You don’t need a recipe to cook leftovers. You just have to heat them up. But you have to do it tastefully, and there are some important principles that should be followed. If they are, and the leftovers are properly resurrected, round two could very well eclipse the first.
When deciding how much food to reheat, keep in mind that the nutritional value of food breaks down with successive heatings and coolings, as does the food’s aesthetic value. You don’t want to face the prospect of leftover leftovers.
If all you want to do is simply reheat last night’s glory, then you might as well do it in the oven. It will heat the food, put a little brown crisp on top and won’t screw anything up. I like to customize my leftovers as I reheat them, so I prefer the pan.
I start by frying the leftover proteins, be they ham, fish or tofurkey, in olive oil. Any cooking oil, or even butter, will work, but the drippings in the pan do not qualify as oil. While they do contain grease, there are many more constituents as well, some of which will burn in a hot pan.
But the drippings are valuable in their own right. I regard drippings as a poor man’s demi-glace, to be used judiciously and thoughtfully in order to add richness to the food. When it’s almost done cooking, simply add drippings to the refried leftovers pan. A recipe like spiced parsnip bubble and squeak would likely have you include fresh onions, caramelized in oil or butter. I rarely bother, as the leftovers themselves likely contain caramelized onions.

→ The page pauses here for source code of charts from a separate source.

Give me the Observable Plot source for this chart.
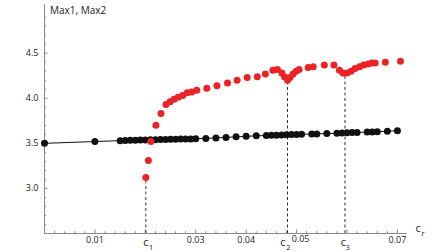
<!DOCTYPE html>
<html><head><meta charset="utf-8">
<script src="https://cdn.jsdelivr.net/npm/d3@7"></script>
<script src="https://cdn.jsdelivr.net/npm/@observablehq/plot@0.6"></script>
<style>body{margin:0;background:#fff}svg{display:block}</style>
</head><body><div id="chart"></div>
<script>
// Black series (Max2)
const blackC = [0, 0.010, 0.015, 0.016, 0.017, 0.018, 0.019, 0.020, 0.021, 0.022, 0.023, 0.024, 0.025, 0.026, 0.027, 0.028, 0.029, 0.030,
  0.032, 0.034, 0.036, 0.038, 0.040, 0.042, 0.044, 0.045, 0.046, 0.047, 0.048, 0.049, 0.050, 0.051, 0.053, 0.054, 0.056, 0.058, 0.059,
  0.060, 0.061, 0.062, 0.064, 0.065, 0.066, 0.068, 0.070];
const blackV = [3.50, 3.52, 3.530, 3.532, 3.533, 3.535, 3.536, 3.538, 3.539, 3.540, 3.542, 3.543, 3.545, 3.546, 3.547, 3.548, 3.549, 3.551,
  3.555, 3.560, 3.566, 3.572, 3.578, 3.583, 3.587, 3.589, 3.591, 3.593, 3.595, 3.597, 3.598, 3.600, 3.603, 3.605, 3.609, 3.613, 3.615,
  3.617, 3.619, 3.621, 3.625, 3.627, 3.629, 3.634, 3.640];
// Red series (Max1)
const redC = [0.0201, 0.0206, 0.0211, 0.0221, 0.0231, 0.0241, 0.0249, 0.0257, 0.0265, 0.0274, 0.0283, 0.0292, 0.0302, 0.0322, 0.0342,
  0.0363, 0.0382, 0.0402, 0.0422, 0.0438, 0.0453, 0.0462, 0.0471, 0.0476, 0.0482, 0.0487, 0.0493, 0.0499, 0.0505, 0.0523,
  0.0533, 0.0555, 0.0574, 0.0585, 0.0592, 0.0600, 0.0608, 0.0616, 0.0625, 0.0633, 0.0642, 0.0649, 0.0656, 0.0676, 0.0706];
const redV = [3.12, 3.31, 3.52, 3.70, 3.83, 3.93, 3.96, 3.99, 4.01, 4.03, 4.06, 4.07, 4.09, 4.11, 4.14,
  4.17, 4.20, 4.23, 4.24, 4.27, 4.31, 4.32, 4.28, 4.24, 4.20, 4.23, 4.27, 4.30, 4.32, 4.34,
  4.35, 4.37, 4.37, 4.31, 4.28, 4.28, 4.30, 4.33, 4.35, 4.37, 4.38, 4.39, 4.39, 4.40, 4.41];
// Critical values
const critC = [0.0201, 0.0482, 0.0596];
const critTop = [3.12, 4.20, 4.26];
const critSub = ["1", "2", "3"];
// Ticks
const xTickLabels = [0.01, 0.03, 0.04, 0.07];
const xShiftedLabel = [0.05];
const xMajor = [0.01, 0.02, 0.03, 0.04, 0.05, 0.06, 0.07];
const xMinor = d3.range(0.002, 0.0715, 0.002).filter(v => Math.abs(v * 100 - Math.round(v * 100)) > 1e-6);
const yTickLabels = [3.0, 3.5, 4.0, 4.5];
const yMinor = d3.range(2.6, 4.95, 0.1).filter(v => Math.abs(v * 2 - Math.round(v * 2)) > 1e-6);
const yLabel = "Max1, Max2";

const black = blackC.map((c, i) => ({c, v: blackV[i]}));
const red = redC.map((c, i) => ({c, v: redV[i]}));
const crit = critC.map((c, i) => ({c, top: critTop[i], sub: critSub[i]}));
const axisCol = "#8a8a8a";

// per-label offsets (style) for the c_i labels
const cOffsets = [[0, 5.2], [-4.5, 0.8], [-1.5, 2.6]];
const critLabelMarks = crit.flatMap((d, i) => [
  Plot.text([d], {x: "c", frameAnchor: "bottom", dx: cOffsets[i][0], dy: 12, text: () => "c", fontSize: 11}),
  Plot.text([d], {x: "c", frameAnchor: "bottom", dx: cOffsets[i][1], dy: 16, text: "sub", fontSize: 7.5})
]);

const chart = Plot.plot({
  width: 448, height: 252,
  marginLeft: 44, marginRight: 41, marginTop: 4, marginBottom: 19,
  x: {domain: [0, 0.072]},
  y: {domain: [2.5, 5.04]},
  style: {fontFamily: "'Open Sans', sans-serif", fontSize: "9px", color: "#222", background: "#fff"},
  marks: [
    Plot.ruleY([2.5], {stroke: axisCol}),
    Plot.ruleX([0], {stroke: axisCol}),
    Plot.ruleX(xMinor, {x: d => d, y1: 2.5, y2: 2.52, stroke: axisCol}),
    Plot.ruleX(xMajor, {x: d => d, y1: 2.5, y2: 2.54, stroke: axisCol}),
    Plot.ruleY(yMinor, {y: d => d, x1: 0, x2: 0.0004, stroke: axisCol}),
    Plot.ruleY(yTickLabels, {y: d => d, x1: 0, x2: 0.0007, stroke: axisCol}),
    Plot.axisX(xTickLabels, {tickSize: 0, tickPadding: 3, tickFormat: d3.format(".2f"), label: null}),
    Plot.axisX(xShiftedLabel, {tickSize: 0, tickPadding: 2, dx: 4, tickFormat: d3.format(".2f"), label: null}),
    Plot.axisY(yTickLabels, {tickSize: 0, tickPadding: 6, tickFormat: d3.format(".1f"), label: null}),
    Plot.ruleX(crit, {x: "c", y1: 2.5, y2: "top", stroke: "#333", strokeDasharray: "3,2.5"}),
    Plot.line(black, {x: "c", y: "v", stroke: "#111", strokeWidth: 1}),
    Plot.dot(black, {x: "c", y: "v", r: 3.5, fill: "#111"}),
    Plot.dot(red, {x: "c", y: "v", r: 3.5, fill: "#ec2227"}),
    ...critLabelMarks,
    Plot.text(["c"], {frameAnchor: "bottom-right", dx: 8, dy: -2, text: d => d, fontSize: 11, textAnchor: "start"}),
    Plot.text(["r"], {frameAnchor: "bottom-right", dx: 14, dy: 2, text: d => d, fontSize: 7.5, textAnchor: "start"}),
    Plot.text([yLabel], {frameAnchor: "top-left", dx: 5.5, dy: 2, text: d => d, fontSize: 10, textAnchor: "start"})
  ]
});
document.getElementById("chart").append(chart);
</script>
</body></html>
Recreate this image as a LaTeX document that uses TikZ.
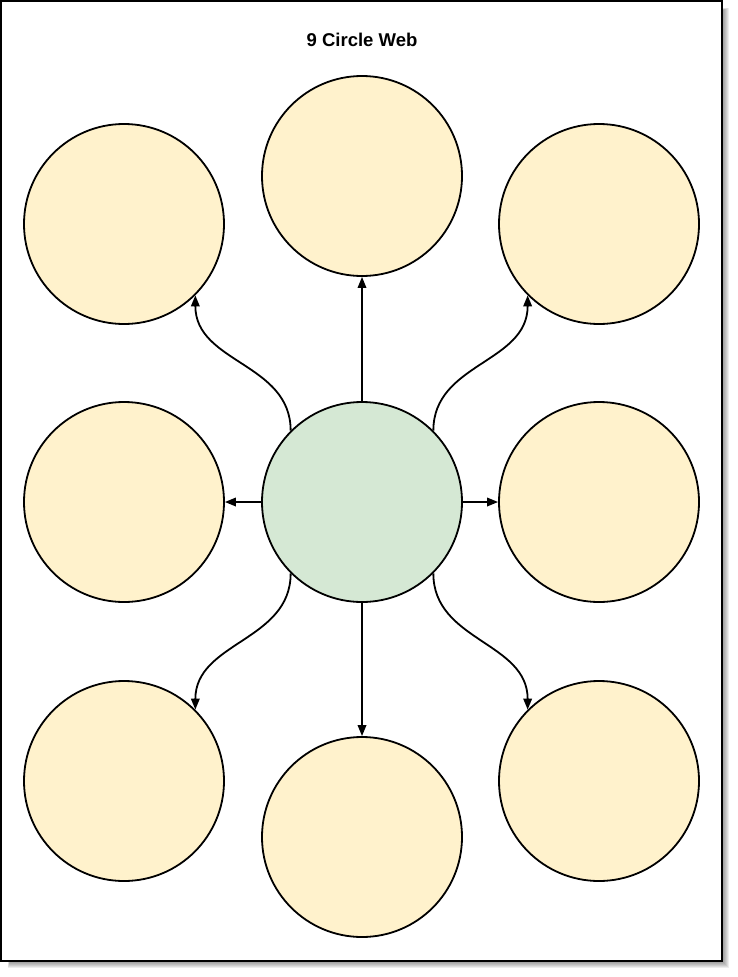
\documentclass[tikz,border=0pt]{standalone}
\usepackage{fontspec}
\setmainfont{Liberation Sans}
\usetikzlibrary{arrows.meta}
\definecolor{peach}{HTML}{FFF2CC}
\definecolor{mint}{HTML}{D5E8D4}
\begin{document}
\begin{tikzpicture}[x=1pt,y=-1pt,
  bubble/.style={circle,draw=black,line width=1.8pt,minimum size=200pt,inner sep=0pt,fill=peach},
  hub/.style={bubble,fill=mint},
  link/.style={line width=1.8pt,-{Triangle[length=11pt,width=8.5pt]}}]
\useasboundingbox (0,0) rectangle (737,977);
% page shadow
\foreach \k in {0,1,...,6}{
  \fill[black,opacity=0.07] (8+\k*0.3,8+\k*0.3) rectangle (729-\k,968-\k);
}
\node[draw=black,line width=1.2pt,fill=white,minimum width=721pt,minimum height=960pt,inner sep=0pt] (page) at (361.5,481) {};
\node[font=\bfseries\fontsize{18.5}{21}\selectfont] (title) at (362,40) {9 Circle Web};
\node[bubble] (tl) at (124,224) {};
\node[bubble] (tc) at (362,176) {};
\node[bubble] (tr) at (599,224) {};
\node[bubble] (ml) at (124,502) {};
\node[hub]    (c)  at (362,502) {};
\node[bubble] (mr) at (599,502) {};
\node[bubble] (bl) at (124,781) {};
\node[bubble] (bc) at (362,837) {};
\node[bubble] (br) at (599,781) {};
\draw[link] (c.north) -- (tc.south);
\draw[link] (c.west) -- (ml.east);
\draw[link] (c.east) -- (mr.west);
\draw[link] (c.south) -- (bc.north);
\draw[link] (c.135) .. controls +(0,-68) and +(0,68) .. (tl.-45);
\draw[link] (c.45) .. controls +(0,-68) and +(0,68) .. (tr.-135);
\draw[link] (c.-135) .. controls +(0,68) and +(0,-68) .. (bl.45);
\draw[link] (c.-45) .. controls +(0,68) and +(0,-68) .. (br.135);
\end{tikzpicture}
\end{document}
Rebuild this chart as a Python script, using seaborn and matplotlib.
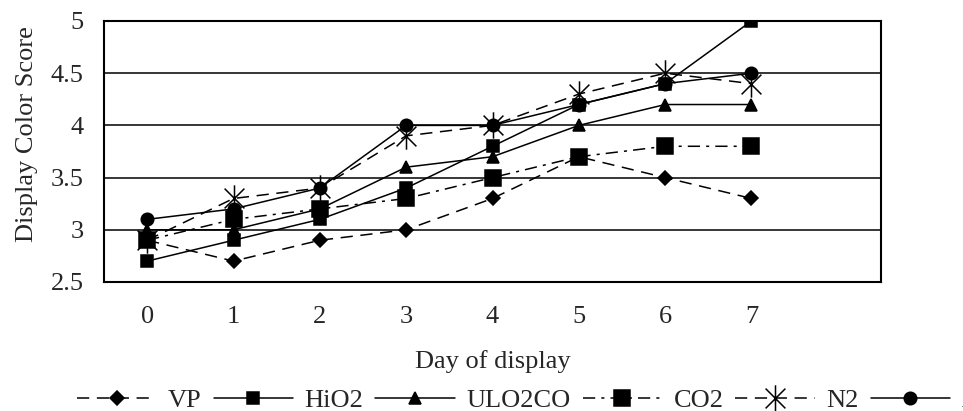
import matplotlib.pyplot as plt
import numpy as np
import pandas as pd
import seaborn as sns
from matplotlib.path import Path

days = [0, 1, 2, 3, 4, 5, 6, 7]
vp = [2.9, 2.7, 2.9, 3.0, 3.3, 3.7, 3.5, 3.3]
hio2 = [2.7, 2.9, 3.1, 3.4, 3.8, 4.2, 4.4, 5.0]
ulo2co = [3.0, 3.0, 3.2, 3.6, 3.7, 4.0, 4.2, 4.2]
co2 = [2.9, 3.1, 3.2, 3.3, 3.5, 3.7, 3.8, 3.8]
n2 = [2.9, 3.3, 3.4, 3.9, 4.0, 4.3, 4.5, 4.4]
air = [3.1, 3.2, 3.4, 4.0, 4.0, 4.2, 4.4, 4.5]
y_ticks = [2.5, 3, 3.5, 4, 4.5, 5]

sns.set_style("white")
plt.rcParams["font.family"] = ["Liberation Serif", "DejaVu Serif"]
fs = 19

# asterisk like the excel one: vertical bar plus an x
star = Path(
    [(0, -1), (0, 1), (-0.75, -0.75), (0.75, 0.75), (-0.75, 0.75), (0.75, -0.75)],
    [Path.MOVETO, Path.LINETO, Path.MOVETO, Path.LINETO, Path.MOVETO, Path.LINETO],
)

dash = (0, (8, 5))
dashdot = (0, (8, 4, 2, 4))

series = [
    ("VP", vp, dash, "D", 7),
    ("HiO2", hio2, "-", "s", 9),
    ("ULO2CO", ulo2co, "-", "^", 9),
    ("CO2", co2, dashdot, "s", 11),
    ("N2", n2, dash, star, 19),
    ("Air", air, "-", "o", 9),
]

fig = plt.figure(figsize=(9.63, 4.11), dpi=100)
ax = fig.add_axes([104 / 963, 1 - 282 / 411, 777 / 963, 261 / 411])

for nome, vals, ls, mk, ms in series:
    df = pd.DataFrame({"day": days, "score": vals})
    sns.lineplot(data=df, x="day", y="score", ax=ax, color="black", linestyle=ls,
                 linewidth=1.1, marker=mk, markersize=ms, markeredgecolor="black",
                 markerfacecolor="black", markeredgewidth=1.1, label=nome)

ax.set_ylim(2.5, 5)
ax.set_yticks(y_ticks)
ax.set_yticklabels(["2.5", "3", "3.5", "4", "4.5", "5"])
ax.set_xlim(-0.5, 8.5)
ax.set_xticks(np.arange(-0.5, 9, 1))
ax.set_xticklabels([])
ax.set_xticks(days, minor=True)
ax.set_xticklabels([str(d) for d in days], minor=True)
ax.tick_params(axis="x", which="major", direction="out", length=5, width=1.3, color="black")
ax.tick_params(axis="x", which="minor", length=0, pad=17, labelsize=fs)
ax.tick_params(axis="y", direction="out", length=5, width=1.3, color="black", pad=9.5, labelsize=fs)
ax.grid(axis="y", color="black", linewidth=1.1)
for s in ax.spines.values():
    s.set_color("black")
    s.set_linewidth(1.5)

ax.set_ylabel("Display Color Score", fontsize=fs, va="center")
ax.yaxis.set_label_coords(-0.099, 0.567)
ax.set_xlabel("Day of display", fontsize=fs)
ax.xaxis.set_label_coords(0.5, -0.262)

ax.get_legend().remove()
h, l = ax.get_legend_handles_labels()
fig.legend(h, l, loc="center left", bbox_to_anchor=(77 / 963, 1 - 400 / 411), ncol=6,
           frameon=False, fontsize=fs, handlelength=3.0, handletextpad=0.45,
           columnspacing=0.45, borderpad=0, borderaxespad=0)

plt.savefig("out.png", dpi=100)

As the proteins sputter in the oil, add whatever else you want to cook, in order of longest to shortest cooking times. Add potatoes and carrots first, so they can brown. Add greens, broccoli and other sensitive veggies at the end, so they don’t overcook.
Fry at no higher than at low-medium heat. There should be no rush, and you don’t want to put yourself in a position where you have to act quickly to prevent burning. Especially on New Year’s Day.
While reheating, I don’t like to stir the whole pan together into some kind of mishmash goulash surprise. Instead, I’ll stir each little pile of individual leftovers, keeping the groups separate. When the proteins are sputtering, stir in some minced garlic. Once the garlic has had a moment to cook, and the kitchen smells amazing, gingerly stir in some of those pan drippings.
If you’ve been nibbling at the leftovers as they reheat, and there’s almost nothing left for breakfast—or if you just really want to pig out—now would be a good time to consider adding an egg to the pan.
Scrambling an egg in with the leftovers may sound like an easy way to go, but it’s a tricky move to pull off in an appetizing way. The egg will absorb all kinds of unsightly bits and pieces of food, stick to the pan, and perhaps burn. If you want scrambled eggs with your leftovers, it’s best to scramble them in a separate pan and add them to the leftovers.
Cooking a fried egg atop the leftovers, however, is a completely respectable way to go. The leftovers should be fully reheated by the time the egg is cracked, with each component pile of leftovers having achieved its requisite skin of pan-fried crisp. The garlic and pan drippings have been added. It’s time to turn off the pan, in other words.
But first, crack an egg (or two) on top of the whole business. Choose a place to dump the egg where it will stay together, rather than letting the egg white spread like a creeping amoeba into crevices among the leftovers.
Add a few drops of water to any exposed patches of bare pan, and cover the pan with a tight lid so the eggs steam. At this point, the leftovers could probably use a little water anyway, to loosen up some of the crispy refried turkey and potatoes that have bonded to the pan.
Peek at the egg while it cooks, adding more water if necessary to keep it steaming. When the egg is done to your liking, serve the leftovers or eat them straight from the pan. Have a bottle of hot sauce on hand, as well as coffee, mayo, the newspaper and whatever else you need to fully enjoy your refried leftover breakfast. ‘Tis the season, after all.